One of my favourite phases of the research process is the communication phase. I love the challenge of using both words and visual tools to serve information to enable stakeholders to empathize, understand, and take action. I find this phase to be a make it or break it in the design research process. Good research needs great information design and communication.
Approach
When creating this piece of infrastructure for the research team, I wanted the team to communicate insights in a consistent yet flexible form. Working alongside the director of digital experience and spending time at home reading The Elements of Typographic Style, I created a robust set of slides in Figma that researchers could self-serve for their work.

A few principles I led with:
1. Caring about aesthetics is essential; if things are nicer to look at, we like them and they’re easier to use.

2. Delineate content without lines. The grid is the gravitational force of these slides. The grid enabled my teammates to easily fit their content on these slides and have some kind of hierarchy established.

3. Keep colour at bay. Colour can overwhelm, and when used sparingly, it retains its impact.

4. Structure content how it would be used in real life. Use scrolling and iPhone mockups to emulate the user experience.
Scrolling insights
Aligned to principle 4, "Structure content how it would be used in real life", I wanted to experiment with a new scrolling format. The addition I made to the template for this research project was a long-form Figma slide in which I would scroll with the audience sharing different findings that correlate to the part of the page we are all looking at.
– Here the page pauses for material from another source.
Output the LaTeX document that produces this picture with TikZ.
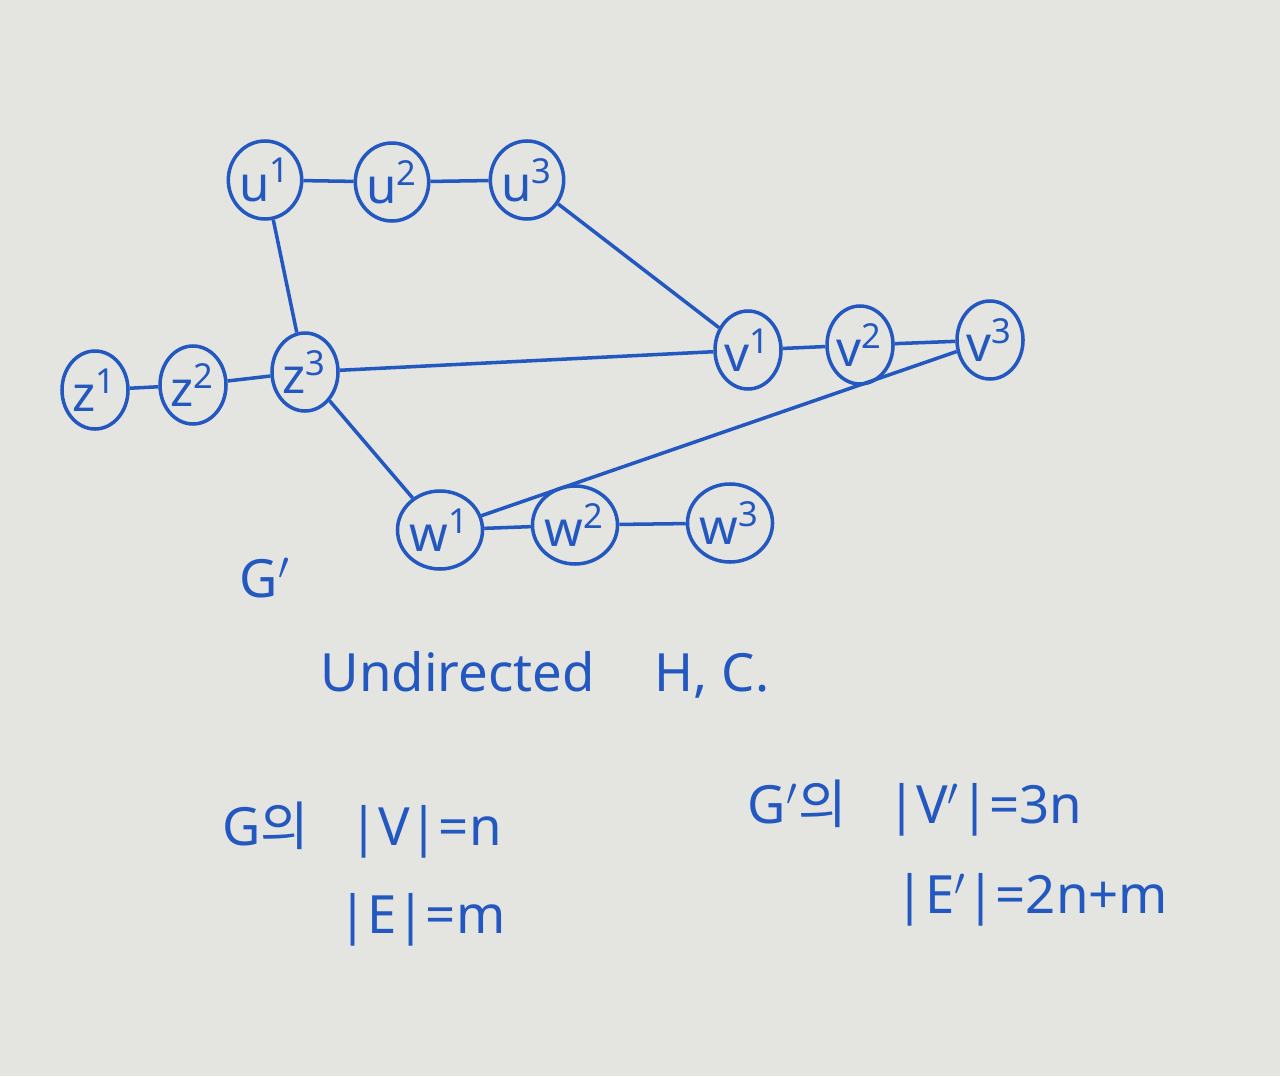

The advantage of this new technique was that the findings were shown in context, at a pace similar to the customer’s experience, and helped stakeholders emphasize with findings like moments when scroll fatigue kicked in for our customers. For these findings, I also created a visual pattern to highlight triangulated data from analytics and AB testing. This was a really fun way to share findings and themes from one of my projects.
Outcomes
2 years later, Aritzia's user research and design team are still using these templates. I continue to be immersed in the world of data visualsation and visual design. I just completed a course from the Interaction Design Foundation on "Information Visualisation" and am leveraging the skills learnt to continue to design service maps and visual tools to relay information effectively.